Academia de Amadores de Música
Lisboa propicia infinitas leituras. Tantos são os direcionamentos histórico-culturais que é difícil entendê-la em sua abrangência. São necessárias muitas vidas. Certeza uma só: a cidade é fascinante.
Ao longo de quase meio século apresentei-me em muitos locais de concertos de Lisboa: Teatro São Luís, Biblioteca Nacional, Grêmio Literário, Instituto Gregoriano de Lisboa, Conservatório Nacional, Institut Franco-Portugais, Auditório B da Fundação Gulbenkian e Academia de Amadores de Música. Em alguns, repetidas vezes. Contudo, por motivos rigorosamente pessoais, tenho um carinho especial pela Academia.
Foi aos 14 de Julho de 1959 que, a convite do grande compositor Lopes-Graça, dei meu primeiro recital em Lisboa. Experiência inesquecível. Lopes-Graça ofereceu-me, inclusive, dois de seus manuscritos autógrafos, Em Alcobaça dançando um velho fandango e Dança Antiga, que apresentei no recital. Esse acontecimento, acalentado ao longo da trajetória, fez com que compreendesse a sala da Academia como um recinto quase sagrado. Visitava o compositor quando de minhas viagens e ele, sempre atencioso, oferecia-me fotocópias de suas obras. Os encontros davam-se na Academia. A aura que emana de suas paredes tem indelével presença de Lopes-Graça ainda hoje, quando são outras as propostas, outras as gerações. Há, contudo, imbuído em alguns professores que lá estão, o culto ao grande mestre.
A entrada da Academia é estreita e, durante o dia, o espaço que leva às escadas é preenchido por livros de um alfarrabista. Há sempre obras que interessam ao intérprete. À noite, tudo desaparece atrás de portas ou de proteções compactas e a área fica livre. Penso nessas escadas de madeira desgastadas pelo tempo que levam ao segundo andar, onde a Academia se situa, e que sentiram os passos de tantas gerações, como aquelas do tempo de Lopes-Graça. Ficaram fixados através da captação atenta do grande poeta José Gomes Ferreira, que teve tantos poemas musicados pelo compositor (Música – Minha Antiga Companheira desde os Ouvidos da Infância. Lisboa, Campo das Letras, 2003 ). Em parte considerável dos textos recolhidos por Raúl Hestnes Ferreira e Romeu Pinto da Silva, o poeta, que estudara piano e composição, menciona a Academia e o auditório, onde as obras de Lopes-Graça eram apresentadas e discutidas, por vezes acaloradamente.
Na Academia apresentei, ao longo dos anos, várias primeiras audições, entre as quais Adamastor o Gigante das Tempestades, obra de Francisco Mignone dedicada a Portugal, e o magnífico Estudo nº 5 Die Reihe Courante, de Jorge Peixinho, com a presença do saudoso compositor e amigo.

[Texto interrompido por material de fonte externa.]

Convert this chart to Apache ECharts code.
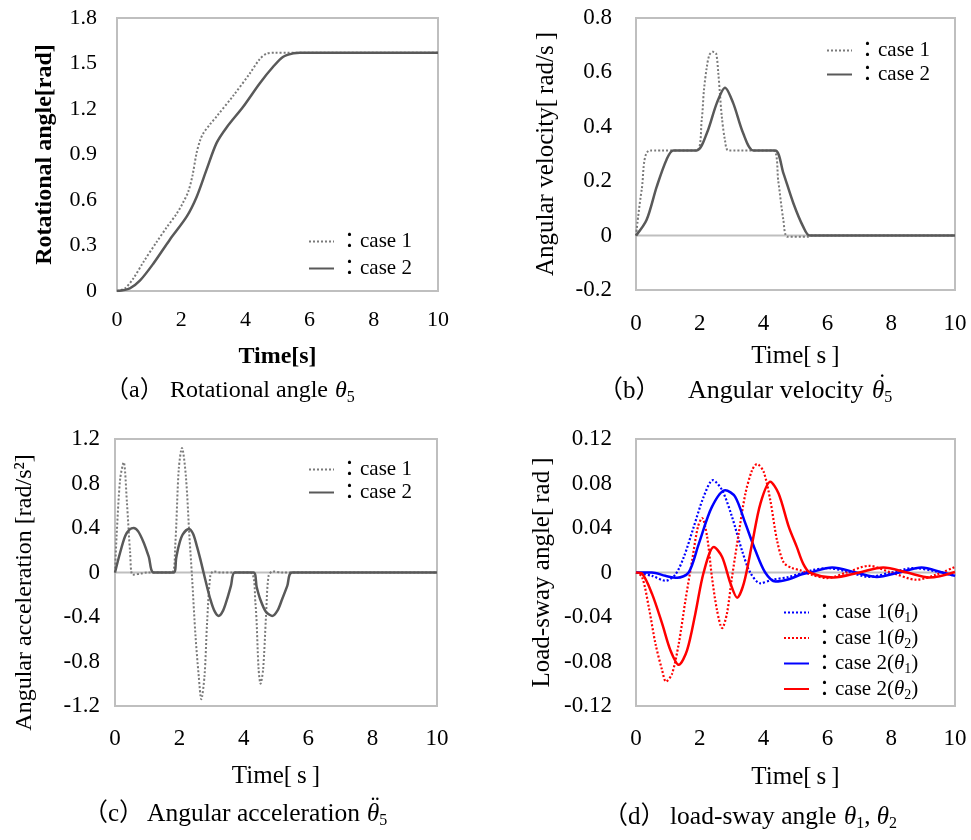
<!DOCTYPE html>
<html>
<head>
<meta charset="utf-8">
<script src="https://cdn.jsdelivr.net/npm/echarts@6/dist/echarts.min.js"></script>
<style>
  html, body { margin: 0; padding: 0; background: #fff; }
  #chart { width: 971px; height: 840px; }
</style>
</head>
<body>
<div id="chart"></div>
<script>
// (a) rotational angle [t, rad]
const rotCase1 = [[0,0],[0.25,0.018],[0.5,0.08],[0.82,0.19],[1.24,0.325],[1.55,0.42],[1.86,0.51],[2.05,0.58],[2.22,0.655],[2.35,0.76],[2.48,0.91],[2.6,1.0],[2.69,1.04],[2.9,1.1],[3.1,1.15],[3.63,1.29],[4.14,1.435],[4.45,1.53],[4.66,1.565],[4.9,1.571],[10,1.571]];
const rotCase2 = [[0,0],[0.4,0.018],[0.72,0.07],[1.13,0.18],[1.65,0.34],[2.17,0.49],[2.48,0.62],[2.79,0.8],[3.1,0.975],[3.42,1.08],[3.93,1.215],[4.45,1.37],[4.87,1.48],[5.18,1.545],[5.5,1.567],[5.7,1.571],[10,1.571]];

// (b) angular velocity [t, rad/s]
const velCase1 = [[0,0],[0.18,0.17],[0.44,0.313],[1.9,0.313],[2.06,0.425],[2.13,0.535],[2.22,0.62],[2.3,0.664],[2.4,0.676],[2.51,0.67],[2.58,0.597],[2.63,0.523],[2.69,0.437],[2.79,0.35],[2.9,0.313],[4.3,0.313],[4.46,0.2],[4.62,0.057],[4.75,-0.004],[5.4,-0.004],[5.5,0],[10,0]];
const velCase2 = [[0,0],[0.33,0.057],[0.65,0.18],[0.96,0.28],[1.17,0.313],[1.9,0.313],[2.22,0.376],[2.53,0.486],[2.79,0.544],[3.05,0.486],[3.36,0.376],[3.68,0.313],[4.36,0.313],[4.62,0.23],[4.93,0.12],[5.24,0.033],[5.45,0],[10,0]];

// (c) angular acceleration [t, rad/s^2]
const accCase1 = [[0,0],[0.05,0.33],[0.16,0.84],[0.27,0.99],[0.37,0.63],[0.47,0.18],[0.55,-0.02],[0.8,-0.01],[1.0,0],[1.77,0],[1.87,0.24],[1.98,0.93],[2.08,1.12],[2.2,0.87],[2.31,0.33],[2.39,-0.03],[2.5,-0.57],[2.6,-0.93],[2.68,-1.14],[2.78,-0.93],[2.86,-0.45],[2.96,-0.03],[3.06,0.01],[3.3,0],[4.2,0],[4.36,-0.27],[4.46,-0.87],[4.52,-1.0],[4.6,-0.87],[4.69,-0.39],[4.77,-0.03],[4.9,0.01],[5.2,0],[10,0]];
const accCase2 = [[0,0],[0.16,0.18],[0.32,0.33],[0.45,0.385],[0.58,0.4],[0.72,0.37],[0.89,0.27],[1.05,0.14],[1.2,0],[1.82,0],[1.9,0.13],[1.98,0.24],[2.1,0.34],[2.29,0.39],[2.42,0.35],[2.54,0.24],[2.65,0.12],[2.75,0],[2.86,-0.13],[2.96,-0.24],[3.08,-0.34],[3.22,-0.39],[3.36,-0.34],[3.48,-0.24],[3.6,-0.12],[3.72,0],[4.3,0],[4.4,-0.13],[4.51,-0.24],[4.68,-0.35],[4.88,-0.39],[5.05,-0.34],[5.19,-0.24],[5.35,-0.12],[5.5,0],[10,0]];

// (d) load-sway angles [t, rad]
const swayT1Case1 = [[0,0],[0.5,-0.003],[0.92,-0.0074],[1.23,-0.002],[1.5,0.014],[1.81,0.041],[2.12,0.068],[2.41,0.083],[2.7,0.074],[3.01,0.05],[3.32,0.02],[3.58,0],[3.9,-0.0097],[4.26,-0.0067],[4.79,-0.004],[5.15,-0.001],[5.5,0.002],[6.0,0.004],[6.6,0.001],[7.3,-0.004],[8.0,0],[8.7,0.004],[9.4,0.001],[10,-0.003]];
const swayT2Case1 = [[0,0],[0.19,-0.004],[0.4,-0.031],[0.61,-0.064],[0.82,-0.088],[0.94,-0.098],[1.13,-0.091],[1.34,-0.064],[1.55,-0.025],[1.76,0.011],[1.94,0.041],[2.07,0.049],[2.23,0.032],[2.38,-0.004],[2.54,-0.034],[2.7,-0.05],[2.85,-0.037],[3.01,-0.004],[3.22,0.035],[3.43,0.071],[3.64,0.092],[3.79,0.0975],[4.0,0.0906],[4.21,0.065],[4.42,0.029],[4.63,0.009],[4.89,0.004],[5.15,0.002],[5.5,-0.002],[6.0,-0.005],[6.6,0],[7.3,0.006],[8.0,0],[8.8,-0.0065],[9.4,-0.002],[10,0.005]];
const swayT1Case2 = [[0,0],[0.5,0],[0.92,-0.003],[1.29,-0.0047],[1.65,0],[1.97,0.026],[2.38,0.059],[2.8,0.074],[3.11,0.068],[3.43,0.044],[3.74,0.02],[4.05,0],[4.37,-0.008],[4.79,-0.006],[5.2,-0.0016],[5.45,0],[6.15,0.0045],[6.9,0],[7.55,-0.004],[8.25,0],[8.95,0.0045],[9.6,0],[10,-0.003]];
const swayT2Case2 = [[0,0],[0.19,-0.001],[0.5,-0.019],[0.82,-0.046],[1.08,-0.07],[1.34,-0.083],[1.6,-0.07],[1.86,-0.037],[2.12,0],[2.44,0.023],[2.7,0.014],[2.96,-0.0097],[3.17,-0.0226],[3.38,-0.0097],[3.64,0.026],[3.9,0.062],[4.21,0.0816],[4.47,0.071],[4.79,0.041],[5.04,0.023],[5.24,0.008],[5.45,0],[6.2,-0.0045],[7.0,0],[7.75,0.0045],[8.5,0],[9.2,-0.0045],[10,0.0005]];

const zeroLine = [[0,0],[10,0]];

const FONT = '"Liberation Serif", "Times New Roman", "Noto Sans CJK JP", serif';
const GRAY_DOT = '#7a7a7a';
const GRAY_SOLID = '#595959';
const BORDER = '#bfbfbf';

const chart = echarts.init(document.getElementById('chart'));

const grids = [
  { left: 117, top: 18, width: 321, height: 273 },
  { left: 636, top: 18, width: 319, height: 272 },
  { left: 115, top: 439, width: 322, height: 267 },
  { left: 636, top: 439, width: 319, height: 267 }
].map(g => Object.assign({ show: true, borderColor: BORDER, borderWidth: 2, backgroundColor: 'transparent' }, g));

function xAxisFor(i, bold, margin, gap, labelSize, nameSize) {
  return {
    type: 'value', gridIndex: i, min: 0, max: 10, interval: 2,
    axisLine: { show: false }, axisTick: { show: false }, splitLine: { show: false },
    axisLabel: { fontSize: labelSize, color: '#000', fontFamily: FONT, margin: margin },
    name: bold ? 'Time[s]' : 'Time[\u2009s\u2009]',
    nameLocation: 'middle', nameGap: gap,
    nameTextStyle: { fontSize: nameSize, color: '#000', fontFamily: FONT, fontWeight: bold ? 'bold' : 'normal' }
  };
}

function yAxisFor(i, min, max, interval, digits, name, bold, margin, gap, labelSize, nameSize, namePad) {
  return {
    type: 'value', gridIndex: i, min: min, max: max, interval: interval,
    axisLine: { show: false }, axisTick: { show: false }, splitLine: { show: false },
    axisLabel: {
      fontSize: labelSize, color: '#000', fontFamily: FONT, margin: margin,
      formatter: v => Math.abs(v) < 1e-9 ? '0' : v.toFixed(digits)
    },
    name: name, nameLocation: 'middle', nameGap: gap,
    nameTextStyle: {
      fontSize: nameSize, color: '#000', fontFamily: FONT, fontWeight: bold ? 'bold' : 'normal',
      padding: namePad || 0
    }
  };
}

function line(name, data, i, color, dotted, width) {
  return {
    name: name, type: 'line', data: data, xAxisIndex: i, yAxisIndex: i,
    symbol: 'none', showSymbol: false, smooth: 0.3, animation: false,
    lineStyle: { color: color, width: width, type: dotted ? [2, 2] : 'solid' },
    itemStyle: { color: color }
  };
}

function zero(i) {
  return {
    type: 'line', data: zeroLine, xAxisIndex: i, yAxisIndex: i, symbol: 'none',
    silent: true, animation: false, z: 1,
    lineStyle: { color: BORDER, width: 2 }
  };
}

const legendLabels = {
  a1: '：case 1', a2: '：case 2',
  b1: '：case 1', b2: '：case 2',
  c1: '：case 1', c2: '：case 2',
  d1: '：case 1({i|θ}{s|1})', d2: '：case 1({i|θ}{s|2})',
  d3: '：case 2({i|θ}{s|1})', d4: '：case 2({i|θ}{s|2})'
};

function legendFor(names, left, top, gap) {
  return {
    data: names, left: left, top: top, orient: 'vertical',
    itemWidth: 25, itemHeight: 14, itemGap: gap, selectedMode: false,
    itemStyle: { opacity: 0 },
    formatter: n => legendLabels[n],
    textStyle: {
      fontSize: 21, color: '#000', fontFamily: FONT,
      rich: {
        i: { fontSize: 21, fontStyle: 'italic', fontFamily: FONT, lineHeight: 26 },
        s: { fontSize: 14, fontFamily: FONT, verticalAlign: 'bottom', lineHeight: 14 }
      }
    }
  };
}

// caption pieces: label, text, math (italic theta + subscript)
function capText(str, x, y, size, align) {
  return {
    type: 'text', x: x, y: y, silent: true,
    style: {
      text: str, fontSize: size, fontFamily: FONT, fill: '#000',
      align: align || 'left', verticalAlign: 'middle',
      rich: {
        i: { fontSize: size, fontStyle: 'italic', fontFamily: FONT, lineHeight: 30, fill: '#000' },
        s: { fontSize: Math.round(size * 0.65), fontFamily: FONT, verticalAlign: 'bottom', lineHeight: 15, fill: '#000' }
      }
    }
  };
}

const graphics = [
  capText('（a）', 105, 391, 24), capText('Rotational angle', 170, 391, 24), capText('{i|θ}{s|5}', 335, 391, 24),
  capText('（b）', 598, 391, 25), capText('Angular velocity', 688, 391, 26), capText('{i|θ}{s|5}', 872, 391, 25),
  capText('˙', 878, 384, 25),
  capText('（c）', 83, 814, 25), capText('Angular acceleration', 147, 814, 25.5), capText('{i|θ}{s|5}', 367, 814, 25),
  capText('¨', 371, 807, 25),
  capText('（d）', 603, 817, 25), capText('load-sway angle', 670, 817, 25.5), capText('{i|θ}{s|1}, {i|θ}{s|2}', 844, 817, 25)
];

const option = {
  backgroundColor: '#fff',
  graphic: graphics,
  grid: grids,
  xAxis: [
    xAxisFor(0, true, 18, 54, 22, 24),
    xAxisFor(1, false, 22, 54, 23, 25),
    xAxisFor(2, false, 21, 58, 23, 25),
    xAxisFor(3, false, 21, 59, 23, 25)
  ],
  yAxis: [
    yAxisFor(0, 0, 1.8, 0.3, 1, 'Rotational angle[rad]', true, 20, 60, 22, 24),
    yAxisFor(1, -0.2, 0.8, 0.2, 1, 'Angular velocity[\u2009rad/s\u2009]', false, 24, 77, 23, 25),
    yAxisFor(2, -1.2, 1.2, 0.4, 1, 'Angular acceleration [rad/s²]', false, 15, 78, 23, 24, [0, 40, 0, 0]),
    yAxisFor(3, -0.12, 0.12, 0.04, 2, 'Load-sway angle[\u2009rad\u2009]', false, 24, 81, 23, 25)
  ],
  legend: [
    legendFor(['a1', 'a2'], 303, 226, 6),
    legendFor(['b1', 'b2'], 821, 35, 3),
    legendFor(['c1', 'c2'], 303, 454, 2),
    legendFor(['d1', 'd2', 'd3', 'd4'], 778, 597, 2)
  ],
  series: [
    line('a1', rotCase1, 0, GRAY_DOT, true, 2),
    line('a2', rotCase2, 0, GRAY_SOLID, false, 2.5),
    zero(1),
    line('b1', velCase1, 1, GRAY_DOT, true, 2),
    line('b2', velCase2, 1, GRAY_SOLID, false, 2.5),
    zero(2),
    line('c1', accCase1, 2, GRAY_DOT, true, 2),
    line('c2', accCase2, 2, GRAY_SOLID, false, 2.5),
    zero(3),
    line('d1', swayT1Case1, 3, '#0000ff', true, 2.2),
    line('d2', swayT2Case1, 3, '#ff0000', true, 2.2),
    line('d3', swayT1Case2, 3, '#0000ff', false, 2.5),
    line('d4', swayT2Case2, 3, '#ff0000', false, 2.5)
  ]
};

chart.setOption(option);
</script>
</body>
</html>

O presente recital apenas ratificou minha ligação amorosa com a Academia. Recebi, ao final, duas obras a respeito da criação de Lopes-Graça: de Alexandre Branco Weffort, A Canção Popular Portuguesa em Fernando Lopes-Graça (Lisboa, 2006), fundamental para o aprofundamento nesse segmento importante da opera omnia do compositor; de José Maria Pedrosa Cardoso, O Requiem e a Profissão de Fé de Lopes Graça, preciso estudo sobre o Requiem para as Vítimas do Fascismo em Portugal. Ambas valiosas contribuições para o desvelamento das composições do grande mestre de Tomar. Em www.musica.gulbenkian.pt, o leitor poderá consultar o Dossier Lopes-Graça. Textos focalizam a obra e a vida do compositor. Para o Dossier escrevi Piano sem Fronteiras. Para o selo Portugaler gravei o CD Viagens na Minha Terra, apenas com obras do insigne mestre.
Desço as escadas envelhecidas da Academia. Sinto uma alegria interior. Voltaremos a nos encontrar um dia. Tenho certeza.
Lisbon and the Academia de Amadores de Música:
Though I have been to Lisbon countless times, it is impossible to say I know it, such is the multiplicity of aspects of this unique city. My Portugal debut was in Lisbon, back in 1959, at the Academia de Amadores de Música, invited by the great Portuguese composer Lopes-Graça. Since then I have played many times in Lisbon, in many different concert halls, but it is with the Academia that I have the closest ties of affection. It is not only the place of my first public appearance in Portugal. It is also the place where Lopes-Graça himself presented me with autograph manuscripts or copies of his works and where, throughout the years, I premiered pieces by contemporary composers, such as Francisco Mignone and Jorge Peixinho. I have just played at the Academia once more. At the end of the recital, as I walked down its worn-out stairs, I was overcome by emotion. I will be back again. I know it for sure.